November 11, 1919 To mark the first anniversary of the Armistice that officially ended the Great War, two minutes of silence are observed to remember those who had given their lives in the conflict. It was the first time such a tribute had been organised on such a scale. The idea was first mooted by Australian journalist and soldier Edward George Honey, who wrote a letter published in a London newspaper in May 1919 suggesting five minutes of silence as “Communion with the Glorious Dead who won us peace.” Honey was said to have been saddened when the signing of the Armistice Treaty in 1918 was met with dancing in the streets. Later in 1919 James Percy Fitzpatrick, a South African financier and politician, proposed a moment of silence to the British monarch King George V. Both Honey and Fitzpatrick were invited to a remembrance ceremony rehearsal at Buckingham Palace, where it was decided that five minutes was perhaps too long and that two minutes of silence would be more appropriate. It was agreed the silence would begin at the 11th hour of the 11th day of the 11th month, the time at which the Armistice was signed.
The practice of a ‘Moment of Silence’ has been adopted internationally as a tribute to the dead, and one that people can take part in regardless of their religious beliefs.

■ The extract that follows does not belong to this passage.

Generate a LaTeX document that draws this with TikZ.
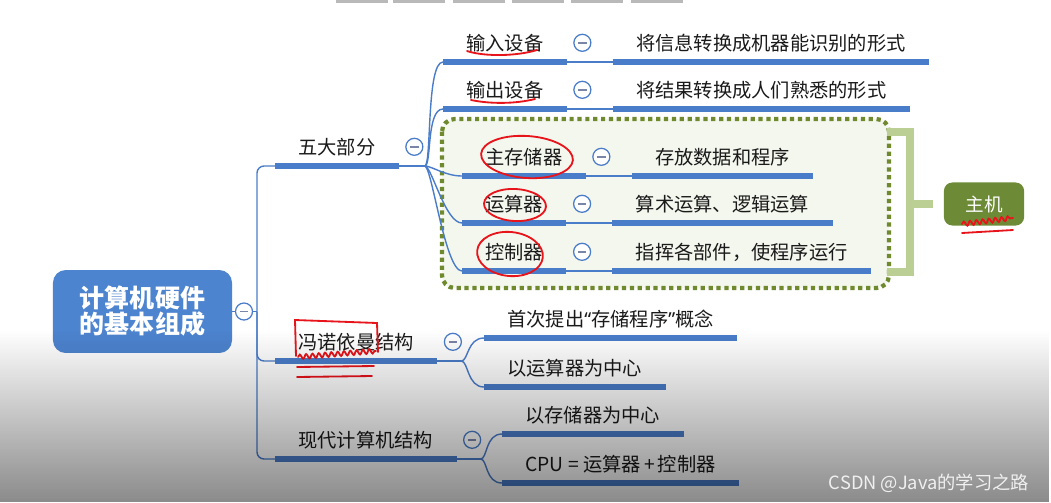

There are variations: in most cases the silence is observed for one minute, although three minutes and four minutes have been used in some instances to remember the victims of terrorist attacks in Madrid, London and New York.

Also on November 11: outlawed Australian bushranger Ned Kelly is hanged (1880); World War I – fighting stops with the signing of the Armistice Treaty (1918); Space shuttle Columbia begins its first mission (1982); death of Palestinian leader Yasser Arafat (2004).

Born on November 11: Fyodor Dostoyevsky (1821), Daniel Ortega (1945), Demi Moore (1962), Leonardo DiCaprio (1974), Philipp Lahm (1983).